Marble Hall | Prairie Arts Center

Donated By:

Mary Ann (Sieman) Strasheim

1910-2006
Mary Nelson "Mary Nel" Neville Sieman was the oldest daughter born to Morell Keith Neville and wife Mary Virginia "Marie" (Neill) Neville. Her father was the 18th Governor of Nebraska in 1917. Her father's father was US Congressman William Harriman Neville and her father's mother was Mary Ann "Mollie" Keith.

On December 28, 1935 she married Frederick William "Fred" Sieman of North Platte, Nebraska at Episcopal Church of Our Savior in North Platte. Fred was born in Germany and emigrated to the U.S. at the age of 13 in 1923. Mary Nel and Fred Sieman made their home in Washington D.C. before returning to North Platte, Nebraska in 1938. They owned the Artificial Ice & Coal Company, later becoming Arrowhead Distributing, a beverage wholesale company. During WWII, she volunteered in North Platte's famous Canteen, giving food, drink, and cheer to military people traveling through on the train.

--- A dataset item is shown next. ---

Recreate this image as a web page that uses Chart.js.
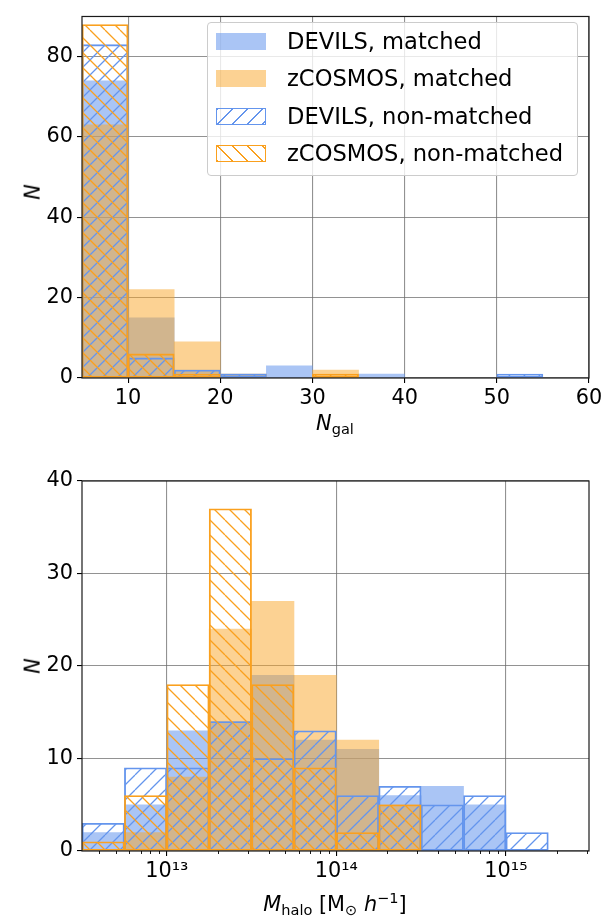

She attended both North Platte Nebraska public schools and St. Petersburg Florida public schools, then attending college at St. Petersburg Junior College; Sweet Briar College and the University of Missouri where she received her B. A. degree. In her adult years she continued to take educational classes at Mid Plains Community College in North Platte and Art classes at various workshops around the country.

In 1955 Mary Nel drafted the floor plans and designed their new home at 315 West Circle Drive in North Platte. The Neville family legacy lives on in the historic buildings of North Platte, that were originally part of the Neville holdings. Among them, the Pawnee Hotel, another the Fox Theater. The Fox Theater is now the Neville Center for the Performing Arts. At one time it might have been turned into a parking lot had it not been for the generosity of the Neville sisters. In 1980, the sisters gave the Fox Theater, built by their father in 1929, to the North Platte Community Playhouse as a memorial to their parents. The Playhouse conducted a fund drive to help pay for the costs of renovating the theater. With contributions and volunteer labor it became the Neville Center for the Performing Arts and the renovation earned the Playhouse a Governor's Arts Award in 1983.